No more than they ever did. However the same thing applies. When I was younger it was actually possible to have a fairly complete understanding of how the 8088 computer on your desk worked. The technology now is quite a bit more complex "under the hood" (so to speak) and it's a lot harder to understand more than basic principles. It can still be done but there is more to learn than there once was.
68% of primary and secondary teachers are concerned that their pupils have a better understanding of computing than they do. Moreover, the pupils reinforced this finding with 47% claiming that their teachers need more training...
Polls are great, but just imagine what it would be like if we lived in a world where there was actually a way to measure who knows what...

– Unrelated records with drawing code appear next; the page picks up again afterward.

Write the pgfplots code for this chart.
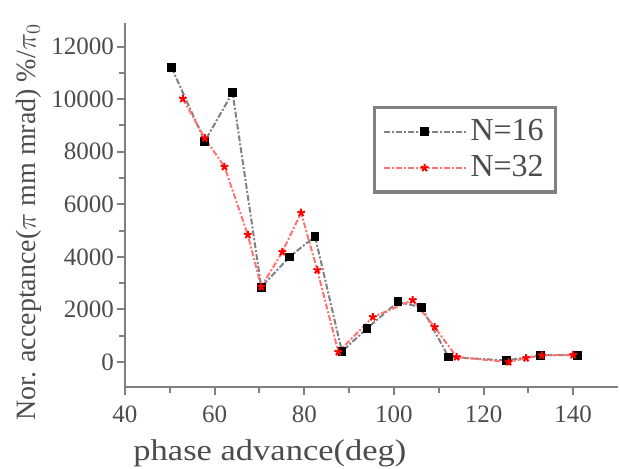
\documentclass[border=0pt]{standalone}
\usepackage{fontspec}
\setmainfont{Liberation Serif}
\newfontfamily\widefont{Liberation Serif}[FakeStretch=1.15]
\usepackage{pgfplots}
\pgfplotsset{compat=1.18}
\definecolor{axgray}{gray}{0.5}
\begin{document}
\begin{tikzpicture}
% page frame: 620x469 px at 0.5pt per px, axis corner at (125,387) px
\useasboundingbox (-62.5pt,-41pt) rectangle (247.5pt,193.5pt);
\begin{axis}[
  width=246.5pt, height=182pt, scale only axis,
  xmin=40, xmax=150, ymin=-950, ymax=12900,
  axis lines=left, axis line style={-, axgray, line width=1pt},
  xtick={40,60,...,140}, ytick={0,2000,...,12000},
  minor x tick num=1, minor y tick num=1,
  tick align=outside, major tick length=4pt, minor tick length=3pt,
  tick style={axgray, line width=1pt},
  scaled ticks=false,
  /pgf/number format/assume math mode=true,
  /pgf/number format/set thousands separator={},
  ticklabel style={font=\fontsize{12.5}{12.5}\selectfont, text=black!70},
  xticklabel style={yshift=-2pt},
  yticklabel style={xshift=2pt},
  xlabel={phase advance(deg)},
  xlabel style={font=\widefont\fontsize{15}{15}\selectfont, text=black!70,
    inner sep=0pt, at={(axis description cs:0.294,0)}, anchor=north, yshift=-26pt},
  ylabel={Nor. acceptance($\pi$ mm mrad) \%/$\pi_0$},
  ylabel style={font=\fontsize{14}{14}\selectfont, text=black!70,
    at={(axis description cs:-0.195,0.452)}, anchor=center},
  legend style={at={(axis description cs:0.503,0.772)}, anchor=north west,
    draw=axgray, line width=1.6pt, font=\fontsize{16}{16}\selectfont,
    text=black!70, inner xsep=4pt, inner ysep=4pt, row sep=2pt},
  legend cell align=left,
  legend image code/.code={\draw[mark repeat=2,mark phase=2]
    plot coordinates {(0cm,0cm) (0.72cm,0cm) (1.44cm,0cm)};},
]
\addplot[black!50, line width=1pt, densely dashdotted,
  mark=square*, mark size=1.7pt, mark options={solid, black}] coordinates {
  (50.4,11200) (57.8,8400) (64,10250) (70.4,2850) (76.7,4000) (82.4,4780)
  (88.4,400) (94,1280) (100.9,2290) (106.2,2080) (112.2,190) (125.1,60)
  (132.7,260) (141,260)
};
\addlegendentry{N=16}
\addplot[red!55, line width=1pt, densely dashdotted,
  mark=star, mark size=2pt, mark options={solid, red, line width=1pt}] coordinates {
  (52.9,10020) (57.8,8520) (62.2,7430) (67.4,4840) (70.4,2860) (75.1,4190)
  (79.3,5680) (82.9,3500) (87.6,380) (95.3,1710) (104.2,2360) (109.1,1330)
  (114,190) (125.6,0) (129.5,150) (133,250) (140,270)
};
\addlegendentry{N=32}
\end{axis}
\end{tikzpicture}
\end{document}
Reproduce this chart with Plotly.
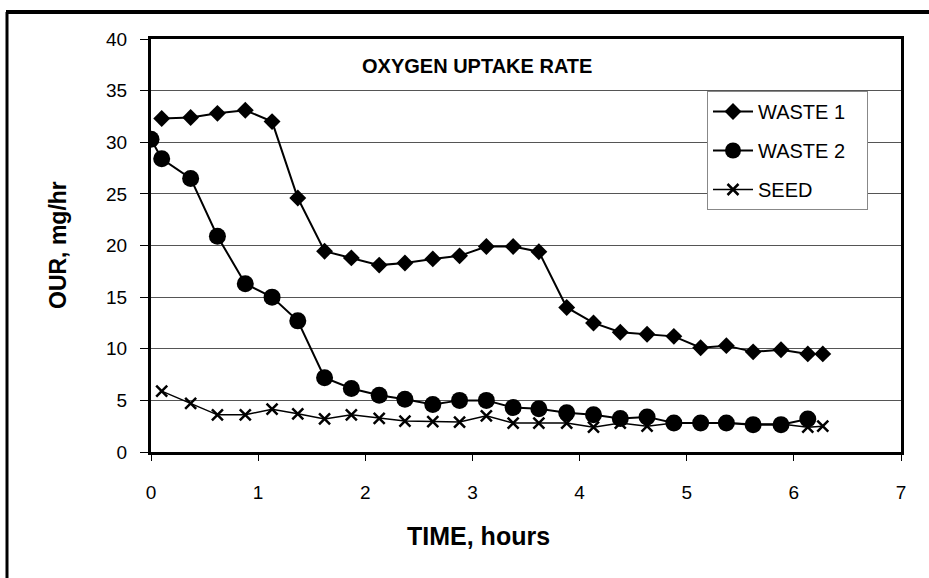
import plotly.graph_objects as go

# ---- data ----
time_w1 = [0.1, 0.37, 0.62, 0.88, 1.13, 1.37, 1.62, 1.87, 2.13, 2.37, 2.63, 2.88, 3.13,
           3.38, 3.62, 3.88, 4.13, 4.38, 4.63, 4.88, 5.13, 5.37, 5.62, 5.88, 6.13, 6.27]
waste1 = [32.3, 32.4, 32.8, 33.1, 32.0, 24.6, 19.45, 18.8, 18.1, 18.3, 18.7, 19.0, 19.9,
          19.9, 19.4, 14.0, 12.5, 11.6, 11.4, 11.2, 10.1, 10.3, 9.7, 9.9, 9.5, 9.5]

time_w2 = [0.0, 0.1, 0.37, 0.62, 0.88, 1.13, 1.37, 1.62, 1.87, 2.13, 2.37, 2.63, 2.88,
           3.13, 3.38, 3.62, 3.88, 4.13, 4.38, 4.63, 4.88, 5.13, 5.37, 5.62, 5.88, 6.13]
waste2 = [30.3, 28.4, 26.5, 20.9, 16.3, 15.0, 12.7, 7.2, 6.15, 5.5, 5.1, 4.6, 5.0,
          5.0, 4.3, 4.2, 3.8, 3.6, 3.25, 3.4, 2.8, 2.8, 2.8, 2.65, 2.65, 3.2]

time_seed = [0.1, 0.37, 0.62, 0.88, 1.13, 1.37, 1.62, 1.87, 2.13, 2.37, 2.63, 2.88, 3.13,
             3.38, 3.62, 3.88, 4.13, 4.38, 4.63, 4.88, 5.13, 5.37, 5.62, 5.88, 6.13, 6.27]
seed = [5.9, 4.7, 3.6, 3.6, 4.15, 3.7, 3.2, 3.6, 3.25, 3.0, 2.95, 2.9, 3.5,
        2.8, 2.8, 2.8, 2.4, 2.8, 2.5, 2.8, 2.8, 2.8, 2.7, 2.7, 2.4, 2.5]

series_names = ["WASTE 1", "WASTE 2", "SEED"]
x_ticks = [0, 1, 2, 3, 4, 5, 6, 7]
y_ticks = [0, 5, 10, 15, 20, 25, 30, 35, 40]

FONT = "Liberation Sans, Arial, sans-serif"
PAD = "&nbsp;&nbsp;&nbsp;"

fig = go.Figure()
fig.add_trace(go.Scatter(x=time_w1, y=waste1, name=series_names[0] + PAD, mode="lines+markers",
                         legendgroup="a",
                         line=dict(color="black", width=2),
                         marker=dict(symbol="diamond", size=13, color="black")))
fig.add_trace(go.Scatter(x=time_w2, y=waste2, name=series_names[1] + PAD, mode="lines+markers",
                         legendgroup="b",
                         line=dict(color="black", width=2),
                         marker=dict(symbol="circle", size=17, color="black")))
fig.add_trace(go.Scatter(x=time_seed, y=seed, name=series_names[2], mode="lines+markers",
                         legendgroup="c",
                         line=dict(color="black", width=1.5),
                         marker=dict(symbol="x-thin", size=11, color="black",
                                     line=dict(color="black", width=2.5))))

W, H = 929, 578
L, R, T, B = 151, 28, 39, 126
pw, ph = W - L - R, H - T - B


def px(x):
    return (x - L) / pw


def py(y):
    return (H - B - y) / ph


fig.update_layout(
    width=W, height=H,
    margin=dict(l=L, r=R, t=T, b=B),
    paper_bgcolor="white", plot_bgcolor="white",
    font=dict(family=FONT, color="black", size=18),
    showlegend=True,
    legend=dict(x=px(707), y=py(91), xanchor="left", yanchor="top",
                bgcolor="white", bordercolor="#888888", borderwidth=1,
                font=dict(size=20, family=FONT),
                traceorder="grouped", tracegroupgap=10, itemwidth=40),
    xaxis=dict(range=[0, 7], tickvals=x_ticks, ticktext=[str(v) for v in x_ticks],
               showgrid=False, zeroline=False,
               showline=True, linewidth=3, linecolor="black", mirror=True,
               ticks="outside", ticklen=6, tickwidth=1, tickcolor="black",
               ticklabelstandoff=15,
               tickfont=dict(size=19, family=FONT)),
    yaxis=dict(range=[0, 40], tickvals=y_ticks, ticktext=[str(v) for v in y_ticks],
               showgrid=True, gridcolor="#555555", gridwidth=1, zeroline=False,
               showline=True, linewidth=3, linecolor="black", mirror=True,
               ticks="outside", ticklen=8, tickwidth=1, tickcolor="black",
               ticklabelstandoff=9,
               tickfont=dict(size=19, family=FONT)),
    annotations=[
        dict(text="<b>OXYGEN UPTAKE RATE</b>", x=px(477), y=py(66), xref="paper", yref="paper",
             showarrow=False, font=dict(size=20, family=FONT), xanchor="center", yanchor="middle"),
        dict(text="<b>TIME, hours</b>", x=px(478), y=py(536), xref="paper", yref="paper",
             showarrow=False, font=dict(size=25, family=FONT), xanchor="center", yanchor="middle"),
        dict(text="<b>OUR, mg/hr</b>", x=px(58), y=py(245), xref="paper", yref="paper",
             showarrow=False, textangle=-90, font=dict(size=23, family=FONT),
             xanchor="center", yanchor="middle"),
    ],
    shapes=[
        dict(type="line", xref="paper", yref="paper", x0=px(7), x1=px(7), y0=py(12), y1=py(590),
             line=dict(color="black", width=3)),
        dict(type="line", xref="paper", yref="paper", x0=px(6), x1=px(935), y0=py(12), y1=py(12),
             line=dict(color="black", width=4)),
    ],
)

fig.write_html("out.html", config={"displayModeBar": False},
               post_script="document.body.style.margin='0';")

Dear Slashdot: next time you want to mess with the site, add a rich-text editor for comments.
Then stop teaching.
Seriously, I work in schools - I'm an IT Manager for independent (private) schools. The good teachers are the ones that have knowledge to impart to the kids, the other type generally do not know anything until they have to teach it and then they learn it badly and, thus, teach it badly. Can you imagine being a science or maths teacher and never having done "chemical reactions" or "simultaneous equations"? Sure, there's always an answer that even the teacher won't know but it shouldn't be something so far out of your reach that you can't a) take an educated guess on the spot and b) come back the next day with the properly researched answer.
With the best IT teachers, I can discuss electronics, computer science and mathematics at a level where neither of us need explain ourselves. They've probably done my job in the past, for the most part, too. And, very deliberately, they will refer to themselves as IT teachers or CS teachers and not ICT teacher (which involves using a computer to do word processing, not anything the kids couldn't pick up on their own in ten minutes).
The last lot of students that went through the school I'm at were building drones running on Raspberry Pi's and .NET Gadgeteer, they were cobbling together Z80 and 6502 circuits in their lunch break, and they were programming in C#, C and assembler. Some of it wasn't stuff we'd done before, but we managed to teach them new stuff all the way through, based on extensive knowledge of the subject and actually SITTING AND LEARNING the stuff they wanted to learn in advance so they could be taught effectively. And, there, it's really more of a "I've never done C# but it's a programming language that I just need to learn the quirks and syntax of and all my old knowledge then comes back into play".
If you can't do this, as an IT teacher, then you probably should go back to school yourself. This is no more insulting than suggesting that a French teacher know French, or a Maths teacher know Maths.
If you're not the one teaching, why bother to have you there?
Yeah, they will be much better educated than you.
Ignorance is bliss.
http://www.washingtontimes.com/news/2009/aug/30/home-schooling-outstanding-results-national-tests/
http://www.theatlantic.com/health/archive/2011/09/study-of-the-day-home-schooled-children-score-higher-on-tests/245036/
The best teachers aren't afraid of students who know something they don't. Teaching teachers all the knowledge is impossible. Teaching teachers humility is possible, though seldom seen.
For all intensive purposes, "whom" is no longer a word. That begs the question, "who cares"?